Authors of this special issue were invited to consider, but were not limited to, the following issues:

What kinds of new participatory configurations are emerging in contemporary settings?

What temporalities and scales are associated with new participatory configurations?

How can we map, analyse and reflect on how contemporary participation is unfolding over time?

In what ways do contemporary participatory configurations and their unfolding over time relate to the original values of participatory design (e.g. democracy, quality of working life, alternatives and politics)?

How can we account for the diversity of participants, including large and diverse groups of users, but also designers and researchers as participants, in the unfolding design practices over time?

In our own contribution, we aim to shed some light on ways in which researchers examine the relationships between participation and time in their work, based on previous literature and the articles in this special issue. We do this by building an overview of two shared temporalities in PD, namely the future-orientation and project-based temporality. We then introduce five lenses for understanding the unfolding of participation in the design of IT. The phasic lens relates to the different phases or cycles of participatory activities, how they change over time, and often infer different modes and qualities of participation. The emergent lens pays attention to participation as an in the moment, continuously unfolding phenomenon entangled with other ongoing activities. The retrospective lens refers to examples where retrospection can help understand how participation changed and is altered over the time of a project. The prospective lens takes PD’s future-orientation beyond the concerns for future use. Finally, the long-term lens enables a stretched view of participation, taking into account both the past and the future while balancing between them in the present. In the article, we exemplify the five lenses by highlighting them in the four other articles included in the special issue, and finally discuss existing challenges and future directions for research.

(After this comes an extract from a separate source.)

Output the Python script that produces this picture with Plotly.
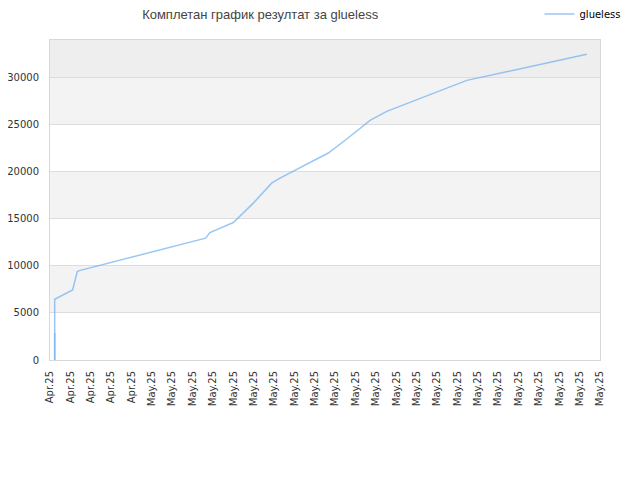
import plotly.graph_objects as go

# x positions are in tick-slot units (0 = first label, 27 = last label)
tick_labels = ["Apr.25"] * 5 + ["May.25"] * 23

x_pos = [0.23, 0.23, 1.11, 1.19, 1.34, 1.44, 7.64, 7.85, 9.0, 9.98, 10.88,
         11.29, 13.66, 14.57, 15.71, 16.53, 17.18, 20.46, 26.35]
results = [0, 6457, 7447, 8160, 9394, 9500, 12947, 13543, 14606, 16670, 18794,
           19330, 21989, 23479, 25457, 26415, 26947, 29713, 32479]

# the very first days overlap at the bottom of the spike
spike_x = [0.23, 0.23]
spike_y = [0, 2870]

band_edges = [0, 5000, 10000, 15000, 20000, 25000, 30000, 34000]
band_colors = ["#ffffff", "#f3f3f3", "#ffffff", "#f3f3f3", "#ffffff", "#f3f3f3", "#eeeeee"]

line_color = "rgba(110,175,240,0.7)"

fig = go.Figure()
fig.add_trace(go.Scatter(x=x_pos, y=results, mode="lines", name="glueless",
                         line=dict(color=line_color, width=1.5)))
fig.add_trace(go.Scatter(x=spike_x, y=spike_y, mode="lines", showlegend=False,
                         line=dict(color=line_color, width=1.5)))

shapes = []
for i, c in enumerate(band_colors):
    shapes.append(dict(type="rect", xref="paper", yref="y", x0=0, x1=1,
                       y0=band_edges[i], y1=band_edges[i + 1],
                       fillcolor=c, line_width=0, layer="below"))

# page body adds an 8px margin, so the figure is 8px smaller and offset
fig.update_layout(
    width=632, height=472,
    margin=dict(l=42, r=40, t=32, b=120, autoexpand=False),
    paper_bgcolor="white", plot_bgcolor="white",
    font=dict(family="DejaVu Sans", size=10, color="#333333"),
    title=dict(text="Комплетан график резултат за glueless", xref="container",
               x=0.399, xanchor="center", yref="container", y=0.995, yanchor="top",
               pad=dict(t=0, b=0),
               font=dict(family="Liberation Sans", size=13, color="#444444")),
    showlegend=True,
    legend=dict(x=0.89, y=1.081, xanchor="left", yanchor="middle",
                font=dict(size=10, color="#000000"), itemwidth=30,
                bgcolor="rgba(0,0,0,0)"),
    shapes=shapes,
    xaxis=dict(range=[0, 27], tickmode="array", tickvals=list(range(len(tick_labels))),
               ticktext=tick_labels, tickangle=-90, showgrid=False, zeroline=False,
               showline=True, mirror=True, linecolor="#d8d8d8", linewidth=1,
               ticks="", ticklabelstandoff=6),
    yaxis=dict(range=[0, 34000], tickmode="array",
               tickvals=[0, 5000, 10000, 15000, 20000, 25000, 30000],
               ticktext=["0", "5000", "10000", "15000", "20000", "25000", "30000"],
               showgrid=True, gridcolor="#dddddd", zeroline=False,
               showline=True, mirror=True, linecolor="#d8d8d8", linewidth=1,
               ticks="", ticklabelstandoff=8),
)

fig.write_html("out.html")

The discussion on temporalities of participation in design is apparent in the four other articles in this special issue. Huybrechts, Hendriks, Yndigegn and Malmborg propose three types of scripts to support the design of participation over time in community contexts, focusing in supporting community participation and action after the PD project ends. Scripting here refers to the creation of descriptive reports of human and non-human relations, a process that allows for the articulation of the voices of multiple actors and their different timelines. Righi, Sayago, Rosales, Ferreira and Blat report from their long-term engagement with older learners, reflecting on the ways in which multiple projects intersected with one another and the ways in which supposedly insignificant modes of participation were perhaps the most influential and impactful for participants in the long term. They argue for the need to legitimise forms of participation not related to project goals. Poderi, Bettega, Cappaccioli and D’Andrea introduce the term ‘interaction space’, a conceptual tool to help understand and map relatively stable participatory configurations. In the paper, the authors demonstrate how the interaction space framework enables researchers to map out and reflect on the unfolding participatory configurations in their project, visualising the temporal and spatial distribution of design activities and how they related to different participants input into their project. Finally, Kraff presents a tool for reflection on participant diversity and changeability over time and relations between different participant groups. The tool can help to visualise how decisions taken in the project may affect participant groups’ situations, and can be used also for long-term reflection on relations of multiple groups of participants.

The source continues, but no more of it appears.